Job | Leave out the pictures and repeat exactly the lines between the one containing "Write a web" and the one containing "(x1 + floorDx)", inclusive.

Raw records
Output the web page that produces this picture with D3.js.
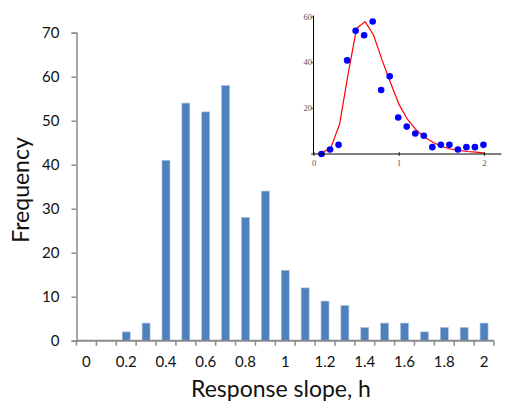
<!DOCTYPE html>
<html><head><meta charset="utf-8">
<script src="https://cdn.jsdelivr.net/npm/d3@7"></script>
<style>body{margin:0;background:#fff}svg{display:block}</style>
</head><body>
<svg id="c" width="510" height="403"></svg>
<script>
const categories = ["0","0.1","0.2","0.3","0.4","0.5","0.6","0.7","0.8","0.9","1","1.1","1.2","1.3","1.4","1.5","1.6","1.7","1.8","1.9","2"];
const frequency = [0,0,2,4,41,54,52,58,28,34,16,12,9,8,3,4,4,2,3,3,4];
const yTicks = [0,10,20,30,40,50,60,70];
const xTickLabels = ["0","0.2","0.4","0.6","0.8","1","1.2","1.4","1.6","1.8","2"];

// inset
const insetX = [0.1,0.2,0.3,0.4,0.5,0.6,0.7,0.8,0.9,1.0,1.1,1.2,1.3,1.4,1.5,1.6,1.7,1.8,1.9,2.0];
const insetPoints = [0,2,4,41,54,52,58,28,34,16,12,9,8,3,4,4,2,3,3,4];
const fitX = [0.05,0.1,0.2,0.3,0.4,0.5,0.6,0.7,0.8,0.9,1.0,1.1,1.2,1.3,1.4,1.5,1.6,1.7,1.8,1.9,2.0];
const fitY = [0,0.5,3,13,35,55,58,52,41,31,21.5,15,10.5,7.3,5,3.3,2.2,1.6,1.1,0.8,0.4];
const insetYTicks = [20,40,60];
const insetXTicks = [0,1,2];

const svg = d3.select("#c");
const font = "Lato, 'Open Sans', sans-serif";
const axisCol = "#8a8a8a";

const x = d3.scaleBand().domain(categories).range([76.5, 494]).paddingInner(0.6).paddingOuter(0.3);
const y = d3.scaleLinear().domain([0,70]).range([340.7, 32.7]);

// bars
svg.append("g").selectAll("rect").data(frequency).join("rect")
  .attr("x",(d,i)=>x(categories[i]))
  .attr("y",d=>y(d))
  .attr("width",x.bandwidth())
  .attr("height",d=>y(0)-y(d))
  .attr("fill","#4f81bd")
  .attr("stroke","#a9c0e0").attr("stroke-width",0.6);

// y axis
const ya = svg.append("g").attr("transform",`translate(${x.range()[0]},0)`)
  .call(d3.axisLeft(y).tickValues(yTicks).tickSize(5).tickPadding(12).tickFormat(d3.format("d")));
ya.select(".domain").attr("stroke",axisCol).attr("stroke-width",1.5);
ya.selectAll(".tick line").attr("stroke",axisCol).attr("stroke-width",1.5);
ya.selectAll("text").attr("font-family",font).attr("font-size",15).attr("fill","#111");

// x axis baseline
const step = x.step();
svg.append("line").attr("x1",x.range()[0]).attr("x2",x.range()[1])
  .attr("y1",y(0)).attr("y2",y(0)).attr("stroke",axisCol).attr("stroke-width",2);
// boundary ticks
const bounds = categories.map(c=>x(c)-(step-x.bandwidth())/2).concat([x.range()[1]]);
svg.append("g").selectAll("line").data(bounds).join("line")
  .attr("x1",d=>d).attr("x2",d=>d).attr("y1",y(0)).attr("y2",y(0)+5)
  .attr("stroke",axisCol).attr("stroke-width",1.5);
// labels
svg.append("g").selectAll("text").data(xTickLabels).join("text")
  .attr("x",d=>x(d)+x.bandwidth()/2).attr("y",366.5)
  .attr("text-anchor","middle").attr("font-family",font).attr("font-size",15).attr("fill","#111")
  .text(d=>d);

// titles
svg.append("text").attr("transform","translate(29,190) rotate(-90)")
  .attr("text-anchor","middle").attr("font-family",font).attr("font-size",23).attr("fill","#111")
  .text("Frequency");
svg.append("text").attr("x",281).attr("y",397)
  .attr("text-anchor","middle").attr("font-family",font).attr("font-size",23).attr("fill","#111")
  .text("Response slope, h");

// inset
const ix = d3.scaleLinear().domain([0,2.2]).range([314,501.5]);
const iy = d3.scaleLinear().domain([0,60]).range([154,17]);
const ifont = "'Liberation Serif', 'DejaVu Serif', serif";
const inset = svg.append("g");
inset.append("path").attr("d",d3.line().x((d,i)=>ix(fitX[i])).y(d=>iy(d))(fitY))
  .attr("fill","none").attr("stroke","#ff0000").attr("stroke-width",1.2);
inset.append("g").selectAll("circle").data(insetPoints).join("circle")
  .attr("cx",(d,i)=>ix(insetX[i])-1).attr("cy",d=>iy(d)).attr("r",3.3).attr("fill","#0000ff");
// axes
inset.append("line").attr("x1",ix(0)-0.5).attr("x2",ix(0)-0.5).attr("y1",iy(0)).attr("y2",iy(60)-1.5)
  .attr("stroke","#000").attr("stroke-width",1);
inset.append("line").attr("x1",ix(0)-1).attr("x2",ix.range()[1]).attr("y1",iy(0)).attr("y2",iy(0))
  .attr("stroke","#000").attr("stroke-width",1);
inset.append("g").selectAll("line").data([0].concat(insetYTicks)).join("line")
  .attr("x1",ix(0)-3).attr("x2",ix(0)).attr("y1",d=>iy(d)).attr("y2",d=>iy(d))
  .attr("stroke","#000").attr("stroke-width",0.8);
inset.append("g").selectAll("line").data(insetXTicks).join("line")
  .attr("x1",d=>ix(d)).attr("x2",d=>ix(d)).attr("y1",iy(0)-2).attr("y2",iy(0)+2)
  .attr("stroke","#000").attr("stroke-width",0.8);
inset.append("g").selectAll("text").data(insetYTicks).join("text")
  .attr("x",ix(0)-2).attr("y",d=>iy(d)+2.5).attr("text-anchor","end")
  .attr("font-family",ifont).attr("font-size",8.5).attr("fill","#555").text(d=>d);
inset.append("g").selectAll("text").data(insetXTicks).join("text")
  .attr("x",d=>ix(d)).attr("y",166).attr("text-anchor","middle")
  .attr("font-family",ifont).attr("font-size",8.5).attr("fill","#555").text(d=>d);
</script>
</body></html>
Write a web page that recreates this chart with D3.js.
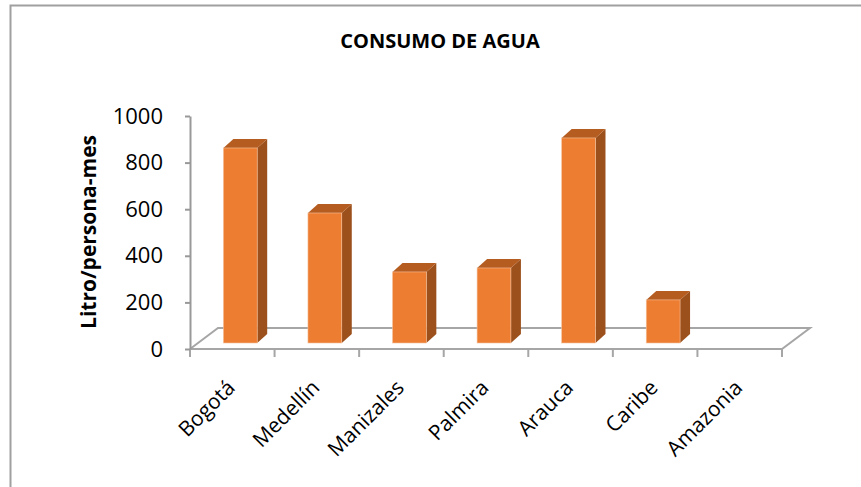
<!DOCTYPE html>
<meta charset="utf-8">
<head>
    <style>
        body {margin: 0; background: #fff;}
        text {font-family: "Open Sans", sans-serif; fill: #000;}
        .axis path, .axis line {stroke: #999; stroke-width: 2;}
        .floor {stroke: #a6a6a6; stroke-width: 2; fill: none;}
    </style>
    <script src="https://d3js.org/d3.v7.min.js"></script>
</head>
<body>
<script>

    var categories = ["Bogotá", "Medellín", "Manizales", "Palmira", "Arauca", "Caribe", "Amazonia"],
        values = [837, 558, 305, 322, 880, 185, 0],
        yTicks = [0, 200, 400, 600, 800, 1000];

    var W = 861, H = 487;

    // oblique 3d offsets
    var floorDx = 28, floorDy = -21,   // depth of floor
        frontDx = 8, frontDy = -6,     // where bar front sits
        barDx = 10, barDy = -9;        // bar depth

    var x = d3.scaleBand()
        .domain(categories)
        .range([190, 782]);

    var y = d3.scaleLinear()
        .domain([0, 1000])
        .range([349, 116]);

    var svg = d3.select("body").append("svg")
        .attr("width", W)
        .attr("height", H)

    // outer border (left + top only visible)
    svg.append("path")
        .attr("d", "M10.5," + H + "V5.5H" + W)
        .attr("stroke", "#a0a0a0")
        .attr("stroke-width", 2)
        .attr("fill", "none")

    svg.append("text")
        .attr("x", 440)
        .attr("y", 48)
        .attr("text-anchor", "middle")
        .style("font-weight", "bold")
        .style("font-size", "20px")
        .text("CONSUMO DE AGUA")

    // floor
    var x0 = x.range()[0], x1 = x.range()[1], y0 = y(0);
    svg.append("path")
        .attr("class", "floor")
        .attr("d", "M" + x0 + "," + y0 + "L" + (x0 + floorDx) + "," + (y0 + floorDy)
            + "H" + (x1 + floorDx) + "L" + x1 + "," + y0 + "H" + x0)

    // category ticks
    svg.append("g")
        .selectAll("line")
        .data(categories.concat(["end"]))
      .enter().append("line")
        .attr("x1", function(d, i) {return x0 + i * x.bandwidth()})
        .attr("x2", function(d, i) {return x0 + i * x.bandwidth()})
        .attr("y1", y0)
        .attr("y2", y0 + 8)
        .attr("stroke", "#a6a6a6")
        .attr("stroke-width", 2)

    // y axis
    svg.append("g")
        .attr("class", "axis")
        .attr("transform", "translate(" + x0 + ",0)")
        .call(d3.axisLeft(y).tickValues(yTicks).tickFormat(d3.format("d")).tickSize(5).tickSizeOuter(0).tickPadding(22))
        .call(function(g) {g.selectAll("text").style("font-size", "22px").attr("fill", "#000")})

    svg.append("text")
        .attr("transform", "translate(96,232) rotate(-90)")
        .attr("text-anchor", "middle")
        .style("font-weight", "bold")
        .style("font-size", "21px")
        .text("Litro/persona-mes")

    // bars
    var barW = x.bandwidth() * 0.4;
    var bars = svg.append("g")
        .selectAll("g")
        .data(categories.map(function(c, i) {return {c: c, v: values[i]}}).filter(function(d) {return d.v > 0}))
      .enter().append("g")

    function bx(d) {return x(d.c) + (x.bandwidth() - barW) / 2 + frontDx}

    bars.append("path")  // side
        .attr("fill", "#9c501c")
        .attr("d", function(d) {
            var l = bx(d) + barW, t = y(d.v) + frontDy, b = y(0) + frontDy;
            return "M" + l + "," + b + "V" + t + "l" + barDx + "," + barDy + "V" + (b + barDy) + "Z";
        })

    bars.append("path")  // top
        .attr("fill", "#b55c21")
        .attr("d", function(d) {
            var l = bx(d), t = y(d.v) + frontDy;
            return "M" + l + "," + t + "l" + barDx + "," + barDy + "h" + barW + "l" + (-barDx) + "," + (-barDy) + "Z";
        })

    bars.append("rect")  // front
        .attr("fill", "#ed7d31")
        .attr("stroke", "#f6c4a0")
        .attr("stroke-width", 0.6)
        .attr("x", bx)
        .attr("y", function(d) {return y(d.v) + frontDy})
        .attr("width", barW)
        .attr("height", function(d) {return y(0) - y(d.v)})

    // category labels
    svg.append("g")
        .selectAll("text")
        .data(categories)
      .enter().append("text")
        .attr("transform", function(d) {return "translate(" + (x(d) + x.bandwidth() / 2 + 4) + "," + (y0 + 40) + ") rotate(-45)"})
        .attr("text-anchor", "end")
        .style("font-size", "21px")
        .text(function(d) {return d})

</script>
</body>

---

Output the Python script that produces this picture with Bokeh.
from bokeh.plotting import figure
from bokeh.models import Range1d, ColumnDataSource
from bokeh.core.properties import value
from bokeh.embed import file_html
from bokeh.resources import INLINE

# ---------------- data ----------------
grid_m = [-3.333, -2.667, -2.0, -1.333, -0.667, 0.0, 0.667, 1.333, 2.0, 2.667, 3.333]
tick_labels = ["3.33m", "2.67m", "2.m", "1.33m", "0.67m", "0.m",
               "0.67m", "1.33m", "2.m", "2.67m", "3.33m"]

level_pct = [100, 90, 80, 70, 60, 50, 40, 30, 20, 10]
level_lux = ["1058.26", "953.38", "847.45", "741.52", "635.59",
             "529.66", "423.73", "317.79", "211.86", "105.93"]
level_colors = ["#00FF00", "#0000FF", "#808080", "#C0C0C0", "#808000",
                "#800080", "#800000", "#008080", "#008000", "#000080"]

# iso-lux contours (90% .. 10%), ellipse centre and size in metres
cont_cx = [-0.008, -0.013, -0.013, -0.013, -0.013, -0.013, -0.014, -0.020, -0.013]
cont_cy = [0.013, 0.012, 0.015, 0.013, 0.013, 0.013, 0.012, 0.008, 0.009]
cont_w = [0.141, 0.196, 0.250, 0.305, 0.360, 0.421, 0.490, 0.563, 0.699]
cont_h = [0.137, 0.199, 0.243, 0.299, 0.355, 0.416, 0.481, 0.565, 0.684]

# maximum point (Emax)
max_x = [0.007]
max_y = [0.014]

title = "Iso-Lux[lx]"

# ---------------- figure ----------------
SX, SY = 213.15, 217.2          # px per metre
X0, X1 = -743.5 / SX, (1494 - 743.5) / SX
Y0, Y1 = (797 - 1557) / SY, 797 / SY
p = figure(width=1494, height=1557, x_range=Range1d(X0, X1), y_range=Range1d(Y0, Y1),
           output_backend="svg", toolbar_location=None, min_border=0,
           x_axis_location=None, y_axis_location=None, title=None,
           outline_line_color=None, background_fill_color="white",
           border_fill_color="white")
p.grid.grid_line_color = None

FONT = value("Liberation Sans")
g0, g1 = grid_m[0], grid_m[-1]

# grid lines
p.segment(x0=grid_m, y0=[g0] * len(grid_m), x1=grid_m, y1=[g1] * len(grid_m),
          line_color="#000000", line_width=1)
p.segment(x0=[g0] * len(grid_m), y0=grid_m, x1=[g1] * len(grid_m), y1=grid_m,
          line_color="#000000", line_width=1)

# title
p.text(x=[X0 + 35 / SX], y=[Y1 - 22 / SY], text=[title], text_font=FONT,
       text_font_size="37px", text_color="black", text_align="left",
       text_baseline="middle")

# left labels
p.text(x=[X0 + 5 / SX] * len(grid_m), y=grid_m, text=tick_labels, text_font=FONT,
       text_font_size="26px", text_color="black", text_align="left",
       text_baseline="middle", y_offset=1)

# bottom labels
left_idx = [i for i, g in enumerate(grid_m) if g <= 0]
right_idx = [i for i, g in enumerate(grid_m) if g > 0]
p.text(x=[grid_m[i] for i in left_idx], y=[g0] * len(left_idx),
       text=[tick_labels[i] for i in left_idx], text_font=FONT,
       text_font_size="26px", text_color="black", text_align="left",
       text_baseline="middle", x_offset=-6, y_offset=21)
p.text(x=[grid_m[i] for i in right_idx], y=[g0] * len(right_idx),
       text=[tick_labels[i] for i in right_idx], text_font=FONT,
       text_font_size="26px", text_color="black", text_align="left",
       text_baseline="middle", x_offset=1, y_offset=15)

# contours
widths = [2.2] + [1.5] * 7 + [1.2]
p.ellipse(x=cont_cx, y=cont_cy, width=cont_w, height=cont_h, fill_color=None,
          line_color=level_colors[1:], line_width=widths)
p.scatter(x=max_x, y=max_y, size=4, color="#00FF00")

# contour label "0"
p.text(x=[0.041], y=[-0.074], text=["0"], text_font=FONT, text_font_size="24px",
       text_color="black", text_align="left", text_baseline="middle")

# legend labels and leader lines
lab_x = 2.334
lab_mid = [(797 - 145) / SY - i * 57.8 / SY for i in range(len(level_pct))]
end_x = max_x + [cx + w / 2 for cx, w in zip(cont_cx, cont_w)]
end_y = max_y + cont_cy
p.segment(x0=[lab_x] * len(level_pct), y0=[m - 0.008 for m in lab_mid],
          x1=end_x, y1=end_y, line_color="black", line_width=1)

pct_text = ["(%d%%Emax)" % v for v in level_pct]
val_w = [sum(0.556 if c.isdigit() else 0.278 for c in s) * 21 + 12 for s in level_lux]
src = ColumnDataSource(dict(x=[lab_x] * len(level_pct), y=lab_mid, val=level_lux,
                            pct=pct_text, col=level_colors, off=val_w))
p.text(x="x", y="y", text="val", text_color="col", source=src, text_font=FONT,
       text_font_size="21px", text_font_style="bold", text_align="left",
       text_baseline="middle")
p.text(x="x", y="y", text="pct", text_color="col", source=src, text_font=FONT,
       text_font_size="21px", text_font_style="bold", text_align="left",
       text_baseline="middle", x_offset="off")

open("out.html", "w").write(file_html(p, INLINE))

Exercise response |
Write a web page that recreates this chart with D3.js.
<!DOCTYPE html>
<meta charset="utf-8">
<head>
    <style>
        body {margin: 0; background: #fff;}
        text {font-family: "Open Sans", sans-serif; fill: #000;}
        .axis path, .axis line {stroke: #999; stroke-width: 2;}
        .floor {stroke: #a6a6a6; stroke-width: 2; fill: none;}
    </style>
    <script src="https://d3js.org/d3.v7.min.js"></script>
</head>
<body>
<script>

    var categories = ["Bogotá", "Medellín", "Manizales", "Palmira", "Arauca", "Caribe", "Amazonia"],
        values = [837, 558, 305, 322, 880, 185, 0],
        yTicks = [0, 200, 400, 600, 800, 1000];

    var W = 861, H = 487;

    // oblique 3d offsets
    var floorDx = 28, floorDy = -21,   // depth of floor
        frontDx = 8, frontDy = -6,     // where bar front sits
        barDx = 10, barDy = -9;        // bar depth

    var x = d3.scaleBand()
        .domain(categories)
        .range([190, 782]);

    var y = d3.scaleLinear()
        .domain([0, 1000])
        .range([349, 116]);

    var svg = d3.select("body").append("svg")
        .attr("width", W)
        .attr("height", H)

    // outer border (left + top only visible)
    svg.append("path")
        .attr("d", "M10.5," + H + "V5.5H" + W)
        .attr("stroke", "#a0a0a0")
        .attr("stroke-width", 2)
        .attr("fill", "none")

    svg.append("text")
        .attr("x", 440)
        .attr("y", 48)
        .attr("text-anchor", "middle")
        .style("font-weight", "bold")
        .style("font-size", "20px")
        .text("CONSUMO DE AGUA")

    // floor
    var x0 = x.range()[0], x1 = x.range()[1], y0 = y(0);
    svg.append("path")
        .attr("class", "floor")
        .attr("d", "M" + x0 + "," + y0 + "L" + (x0 + floorDx) + "," + (y0 + floorDy)
            + "H" + (x1 + floorDx) + "L" + x1 + "," + y0 + "H" + x0)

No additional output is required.